_Provided material_
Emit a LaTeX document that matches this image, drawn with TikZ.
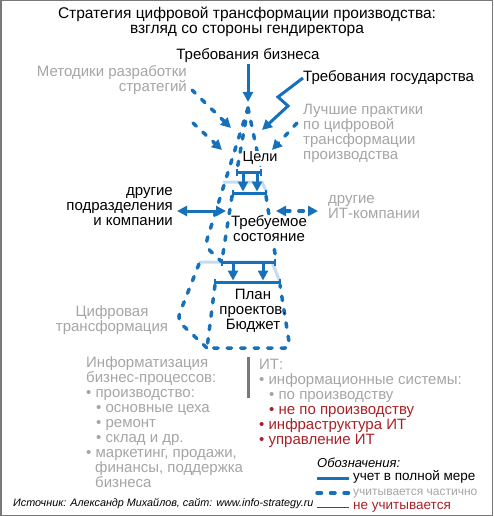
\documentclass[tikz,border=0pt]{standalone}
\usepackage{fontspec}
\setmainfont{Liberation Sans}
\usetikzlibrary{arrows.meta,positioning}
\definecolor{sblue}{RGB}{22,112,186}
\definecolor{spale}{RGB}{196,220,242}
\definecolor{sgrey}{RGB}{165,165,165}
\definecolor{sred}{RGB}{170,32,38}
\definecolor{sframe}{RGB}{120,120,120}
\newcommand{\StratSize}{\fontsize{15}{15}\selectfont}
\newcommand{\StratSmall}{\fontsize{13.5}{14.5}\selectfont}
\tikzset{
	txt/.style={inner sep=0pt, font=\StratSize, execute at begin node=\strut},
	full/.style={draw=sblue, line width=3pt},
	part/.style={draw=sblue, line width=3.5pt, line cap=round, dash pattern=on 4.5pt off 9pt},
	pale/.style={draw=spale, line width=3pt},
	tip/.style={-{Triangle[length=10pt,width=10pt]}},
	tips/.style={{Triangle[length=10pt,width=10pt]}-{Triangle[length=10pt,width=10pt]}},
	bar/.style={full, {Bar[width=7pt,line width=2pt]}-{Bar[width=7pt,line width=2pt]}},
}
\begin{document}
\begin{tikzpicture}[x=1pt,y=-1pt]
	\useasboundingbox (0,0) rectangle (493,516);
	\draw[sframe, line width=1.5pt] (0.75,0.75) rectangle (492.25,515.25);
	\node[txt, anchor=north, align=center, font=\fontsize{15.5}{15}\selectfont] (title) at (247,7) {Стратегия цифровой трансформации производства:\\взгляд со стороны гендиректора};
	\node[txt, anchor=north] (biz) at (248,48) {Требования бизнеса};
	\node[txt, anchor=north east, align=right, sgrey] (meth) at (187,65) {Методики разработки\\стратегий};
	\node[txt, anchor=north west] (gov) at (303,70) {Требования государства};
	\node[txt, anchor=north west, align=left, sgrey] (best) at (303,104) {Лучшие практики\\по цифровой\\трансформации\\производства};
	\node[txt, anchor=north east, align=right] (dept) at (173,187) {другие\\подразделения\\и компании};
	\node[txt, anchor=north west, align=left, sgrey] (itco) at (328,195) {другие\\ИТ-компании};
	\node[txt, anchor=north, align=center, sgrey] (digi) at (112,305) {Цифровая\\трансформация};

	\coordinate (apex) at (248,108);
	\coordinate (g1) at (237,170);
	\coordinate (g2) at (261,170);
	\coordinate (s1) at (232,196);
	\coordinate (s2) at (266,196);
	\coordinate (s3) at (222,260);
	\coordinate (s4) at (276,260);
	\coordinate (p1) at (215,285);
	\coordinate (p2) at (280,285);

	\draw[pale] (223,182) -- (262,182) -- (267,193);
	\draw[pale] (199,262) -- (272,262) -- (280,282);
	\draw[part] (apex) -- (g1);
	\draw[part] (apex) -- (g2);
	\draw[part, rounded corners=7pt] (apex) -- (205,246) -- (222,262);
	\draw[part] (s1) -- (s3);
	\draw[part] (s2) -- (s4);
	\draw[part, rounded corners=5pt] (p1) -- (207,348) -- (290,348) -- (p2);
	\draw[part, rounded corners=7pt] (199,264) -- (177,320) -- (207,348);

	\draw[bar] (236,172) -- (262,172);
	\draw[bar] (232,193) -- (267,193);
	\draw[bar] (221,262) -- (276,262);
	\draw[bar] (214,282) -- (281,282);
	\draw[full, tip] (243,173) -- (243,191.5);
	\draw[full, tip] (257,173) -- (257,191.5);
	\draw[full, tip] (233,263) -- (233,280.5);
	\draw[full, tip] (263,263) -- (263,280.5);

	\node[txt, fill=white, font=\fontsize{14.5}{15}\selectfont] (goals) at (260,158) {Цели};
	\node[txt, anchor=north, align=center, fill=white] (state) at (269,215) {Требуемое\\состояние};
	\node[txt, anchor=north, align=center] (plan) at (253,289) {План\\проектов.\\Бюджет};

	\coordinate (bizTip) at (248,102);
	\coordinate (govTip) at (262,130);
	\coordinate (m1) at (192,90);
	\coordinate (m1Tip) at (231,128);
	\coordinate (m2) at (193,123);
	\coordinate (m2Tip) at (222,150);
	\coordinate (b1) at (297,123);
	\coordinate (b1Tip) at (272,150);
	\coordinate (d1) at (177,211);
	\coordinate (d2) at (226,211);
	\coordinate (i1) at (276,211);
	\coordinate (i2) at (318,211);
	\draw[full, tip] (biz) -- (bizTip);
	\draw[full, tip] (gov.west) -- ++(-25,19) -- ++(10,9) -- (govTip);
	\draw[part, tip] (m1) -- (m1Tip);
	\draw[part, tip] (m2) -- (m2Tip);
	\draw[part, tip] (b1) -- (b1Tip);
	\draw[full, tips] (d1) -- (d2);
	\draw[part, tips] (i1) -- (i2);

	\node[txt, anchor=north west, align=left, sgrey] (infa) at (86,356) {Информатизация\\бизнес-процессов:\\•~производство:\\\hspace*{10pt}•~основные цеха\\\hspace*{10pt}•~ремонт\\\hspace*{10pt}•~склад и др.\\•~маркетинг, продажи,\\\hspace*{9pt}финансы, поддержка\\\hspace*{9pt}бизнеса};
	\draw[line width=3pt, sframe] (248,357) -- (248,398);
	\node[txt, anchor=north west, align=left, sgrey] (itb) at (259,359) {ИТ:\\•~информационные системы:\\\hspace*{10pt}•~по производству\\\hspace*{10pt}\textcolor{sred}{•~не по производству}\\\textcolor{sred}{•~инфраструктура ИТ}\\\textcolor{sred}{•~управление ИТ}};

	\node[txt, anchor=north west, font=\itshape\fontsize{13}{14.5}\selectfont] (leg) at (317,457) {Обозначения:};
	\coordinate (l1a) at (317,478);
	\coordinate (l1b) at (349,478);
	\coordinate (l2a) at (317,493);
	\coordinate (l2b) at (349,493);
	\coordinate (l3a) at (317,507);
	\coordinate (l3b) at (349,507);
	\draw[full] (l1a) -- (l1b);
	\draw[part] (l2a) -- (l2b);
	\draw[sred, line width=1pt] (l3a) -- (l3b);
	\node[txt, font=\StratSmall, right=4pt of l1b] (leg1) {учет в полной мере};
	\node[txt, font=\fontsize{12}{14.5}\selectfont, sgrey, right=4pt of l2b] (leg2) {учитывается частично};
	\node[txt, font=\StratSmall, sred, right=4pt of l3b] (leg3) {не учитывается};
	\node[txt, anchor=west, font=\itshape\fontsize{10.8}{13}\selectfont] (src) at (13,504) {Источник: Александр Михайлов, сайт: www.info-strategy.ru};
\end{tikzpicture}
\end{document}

_Goal_
Copy the material shown above in full and exactly. Skip the pictures.

_Problem solution_
Emit a LaTeX document that matches this image, drawn with TikZ.
\documentclass[tikz,border=0pt]{standalone}
\usepackage{fontspec}
\setmainfont{Liberation Sans}
\usetikzlibrary{arrows.meta,positioning}
\definecolor{sblue}{RGB}{22,112,186}
\definecolor{spale}{RGB}{196,220,242}
\definecolor{sgrey}{RGB}{165,165,165}
\definecolor{sred}{RGB}{170,32,38}
\definecolor{sframe}{RGB}{120,120,120}
\newcommand{\StratSize}{\fontsize{15}{15}\selectfont}
\newcommand{\StratSmall}{\fontsize{13.5}{14.5}\selectfont}
\tikzset{
	txt/.style={inner sep=0pt, font=\StratSize, execute at begin node=\strut},
	full/.style={draw=sblue, line width=3pt},
	part/.style={draw=sblue, line width=3.5pt, line cap=round, dash pattern=on 4.5pt off 9pt},
	pale/.style={draw=spale, line width=3pt},
	tip/.style={-{Triangle[length=10pt,width=10pt]}},
	tips/.style={{Triangle[length=10pt,width=10pt]}-{Triangle[length=10pt,width=10pt]}},
	bar/.style={full, {Bar[width=7pt,line width=2pt]}-{Bar[width=7pt,line width=2pt]}},
}
\begin{document}
\begin{tikzpicture}[x=1pt,y=-1pt]
	\useasboundingbox (0,0) rectangle (493,516);
	\draw[sframe, line width=1.5pt] (0.75,0.75) rectangle (492.25,515.25);
	\node[txt, anchor=north, align=center, font=\fontsize{15.5}{15}\selectfont] (title) at (247,7) {Стратегия цифровой трансформации производства:\\взгляд со стороны гендиректора};
	\node[txt, anchor=north] (biz) at (248,48) {Требования бизнеса};
	\node[txt, anchor=north east, align=right, sgrey] (meth) at (187,65) {Методики разработки\\стратегий};
	\node[txt, anchor=north west] (gov) at (303,70) {Требования государства};
	\node[txt, anchor=north west, align=left, sgrey] (best) at (303,104) {Лучшие практики\\по цифровой\\трансформации\\производства};
	\node[txt, anchor=north east, align=right] (dept) at (173,187) {другие\\подразделения\\и компании};
	\node[txt, anchor=north west, align=left, sgrey] (itco) at (328,195) {другие\\ИТ-компании};
	\node[txt, anchor=north, align=center, sgrey] (digi) at (112,305) {Цифровая\\трансформация};

	\coordinate (apex) at (248,108);
	\coordinate (g1) at (237,170);
	\coordinate (g2) at (261,170);
	\coordinate (s1) at (232,196);
	\coordinate (s2) at (266,196);
	\coordinate (s3) at (222,260);
	\coordinate (s4) at (276,260);
	\coordinate (p1) at (215,285);
	\coordinate (p2) at (280,285);

	\draw[pale] (223,182) -- (262,182) -- (267,193);
	\draw[pale] (199,262) -- (272,262) -- (280,282);
	\draw[part] (apex) -- (g1);
	\draw[part] (apex) -- (g2);
	\draw[part, rounded corners=7pt] (apex) -- (205,246) -- (222,262);
	\draw[part] (s1) -- (s3);
	\draw[part] (s2) -- (s4);
	\draw[part, rounded corners=5pt] (p1) -- (207,348) -- (290,348) -- (p2);
	\draw[part, rounded corners=7pt] (199,264) -- (177,320) -- (207,348);

	\draw[bar] (236,172) -- (262,172);
	\draw[bar] (232,193) -- (267,193);
	\draw[bar] (221,262) -- (276,262);
	\draw[bar] (214,282) -- (281,282);
	\draw[full, tip] (243,173) -- (243,191.5);
	\draw[full, tip] (257,173) -- (257,191.5);
	\draw[full, tip] (233,263) -- (233,280.5);
	\draw[full, tip] (263,263) -- (263,280.5);

	\node[txt, fill=white, font=\fontsize{14.5}{15}\selectfont] (goals) at (260,158) {Цели};
	\node[txt, anchor=north, align=center, fill=white] (state) at (269,215) {Требуемое\\состояние};
	\node[txt, anchor=north, align=center] (plan) at (253,289) {План\\проектов.\\Бюджет};

	\coordinate (bizTip) at (248,102);
	\coordinate (govTip) at (262,130);
	\coordinate (m1) at (192,90);
	\coordinate (m1Tip) at (231,128);
	\coordinate (m2) at (193,123);
	\coordinate (m2Tip) at (222,150);
	\coordinate (b1) at (297,123);
	\coordinate (b1Tip) at (272,150);
	\coordinate (d1) at (177,211);
	\coordinate (d2) at (226,211);
	\coordinate (i1) at (276,211);
	\coordinate (i2) at (318,211);
	\draw[full, tip] (biz) -- (bizTip);
	\draw[full, tip] (gov.west) -- ++(-25,19) -- ++(10,9) -- (govTip);
	\draw[part, tip] (m1) -- (m1Tip);
	\draw[part, tip] (m2) -- (m2Tip);
	\draw[part, tip] (b1) -- (b1Tip);
	\draw[full, tips] (d1) -- (d2);
	\draw[part, tips] (i1) -- (i2);

	\node[txt, anchor=north west, align=left, sgrey] (infa) at (86,356) {Информатизация\\бизнес-процессов:\\•~производство:\\\hspace*{10pt}•~основные цеха\\\hspace*{10pt}•~ремонт\\\hspace*{10pt}•~склад и др.\\•~маркетинг, продажи,\\\hspace*{9pt}финансы, поддержка\\\hspace*{9pt}бизнеса};
	\draw[line width=3pt, sframe] (248,357) -- (248,398);
	\node[txt, anchor=north west, align=left, sgrey] (itb) at (259,359) {ИТ:\\•~информационные системы:\\\hspace*{10pt}•~по производству\\\hspace*{10pt}\textcolor{sred}{•~не по производству}\\\textcolor{sred}{•~инфраструктура ИТ}\\\textcolor{sred}{•~управление ИТ}};

	\node[txt, anchor=north west, font=\itshape\fontsize{13}{14.5}\selectfont] (leg) at (317,457) {Обозначения:};
	\coordinate (l1a) at (317,478);
	\coordinate (l1b) at (349,478);
	\coordinate (l2a) at (317,493);
	\coordinate (l2b) at (349,493);
	\coordinate (l3a) at (317,507);
	\coordinate (l3b) at (349,507);
	\draw[full] (l1a) -- (l1b);
	\draw[part] (l2a) -- (l2b);
	\draw[sred, line width=1pt] (l3a) -- (l3b);
	\node[txt, font=\StratSmall, right=4pt of l1b] (leg1) {учет в полной мере};
	\node[txt, font=\fontsize{12}{14.5}\selectfont, sgrey, right=4pt of l2b] (leg2) {учитывается частично};
	\node[txt, font=\StratSmall, sred, right=4pt of l3b] (leg3) {не учитывается};
	\node[txt, anchor=west, font=\itshape\fontsize{10.8}{13}\selectfont] (src) at (13,504) {Источник: Александр Михайлов, сайт: www.info-strategy.ru};
\end{tikzpicture}
\end{document}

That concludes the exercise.